## [Short task]
Leaving out every picture, retype the lines below from the top through the one that contains "from matplotlib.patches import Patch".

## [Recorded data]
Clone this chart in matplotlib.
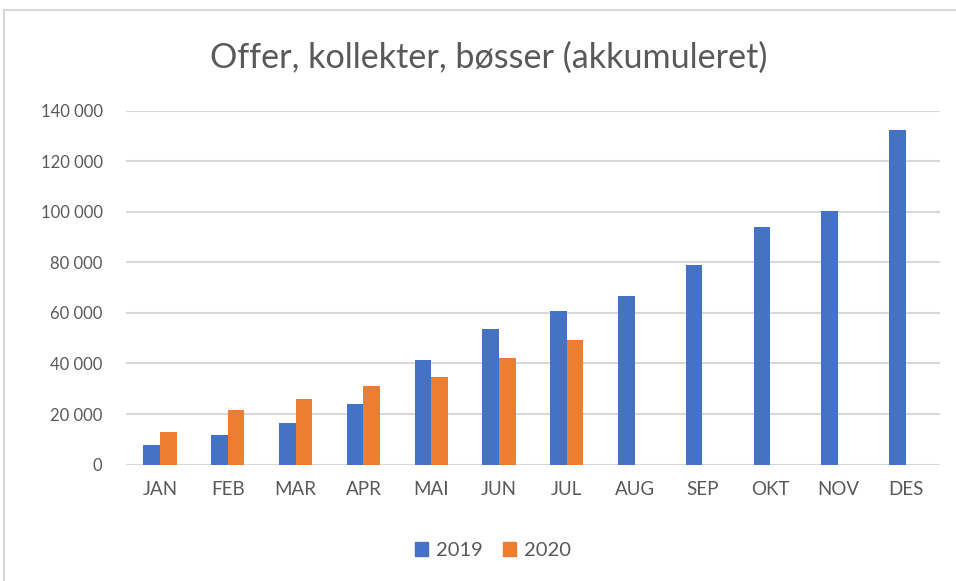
import numpy as np
import matplotlib.pyplot as plt
from matplotlib.lines import Line2D
from matplotlib.patches import Patch

# data
months = ['JAN', 'FEB', 'MAR', 'APR', 'MAI', 'JUN', 'JUL', 'AUG', 'SEP', 'OKT', 'NOV', 'DES']
values_2019 = [7700, 11800, 16300, 24000, 41300, 53600, 60600, 66700, 79000, 93900, 100400, 132600]
values_2020 = [12700, 21400, 26000, 31100, 34600, 42300, 49400]
yticks = [0, 20000, 40000, 60000, 80000, 100000, 120000, 140000]

blue = '#4472C4'
orange = '#ED7D31'
text_col = '#595959'
grid_col = '#D9D9D9'

plt.rcParams['font.family'] = ['Lato', 'DejaVu Sans']

fig = plt.figure(figsize=(9.56, 5.81), dpi=100)
ax = fig.add_axes([0.132, 0.2005, 0.851, 0.6085])

x = np.arange(len(months))
w = 0.245
ax.bar(x - w / 2, values_2019, w, color=blue, label='2019', zorder=3)
ax.bar(np.arange(len(values_2020)) + w / 2, values_2020, w, color=orange, label='2020', zorder=3)

ax.set_xlim(-0.5, len(months) - 0.5)
ax.set_ylim(0, 140000)
ax.set_yticks(yticks)
ax.set_yticklabels([f'{v:,}'.replace(',', ' ') for v in yticks])
ax.set_xticks(x)
ax.set_xticklabels(months)
ax.tick_params(axis='both', length=0, colors=text_col)
ax.tick_params(axis='y', pad=17, labelsize=12)
ax.tick_params(axis='x', pad=12, labelsize=13.5)

for v in yticks:
    ax.axhline(v, color=grid_col, lw=1.5, zorder=1)
for s in ax.spines.values():
    s.set_visible(False)

fig.text(0.511, 0.9, 'Offer, kollekter, bøsser (akkumuleret)', ha='center', va='center',
         fontsize=24.6, color=text_col)

handles = [Patch(color=blue), Patch(color=orange)]
fig.legend(handles, ['2019', '2020'], loc='center', bbox_to_anchor=(0.516, 0.052), ncol=2,
           frameon=False, fontsize=14.5, labelcolor=text_col, handlelength=0.65, handleheight=0.65,
           handletextpad=0.4, columnspacing=1.0)

# chart border (top and left edges are visible in the crop)
fig.add_artist(Line2D([4 / 956, 4 / 956], [0, 1 - 10 / 581], color='#D9D9D9', lw=1.5))
fig.add_artist(Line2D([4 / 956, 1], [1 - 10 / 581, 1 - 10 / 581], color='#D9D9D9', lw=1.5))

fig.savefig('out.png', dpi=100)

## [Correct output]
Clone this chart in matplotlib.
import numpy as np
import matplotlib.pyplot as plt
from matplotlib.lines import Line2D
from matplotlib.patches import Patch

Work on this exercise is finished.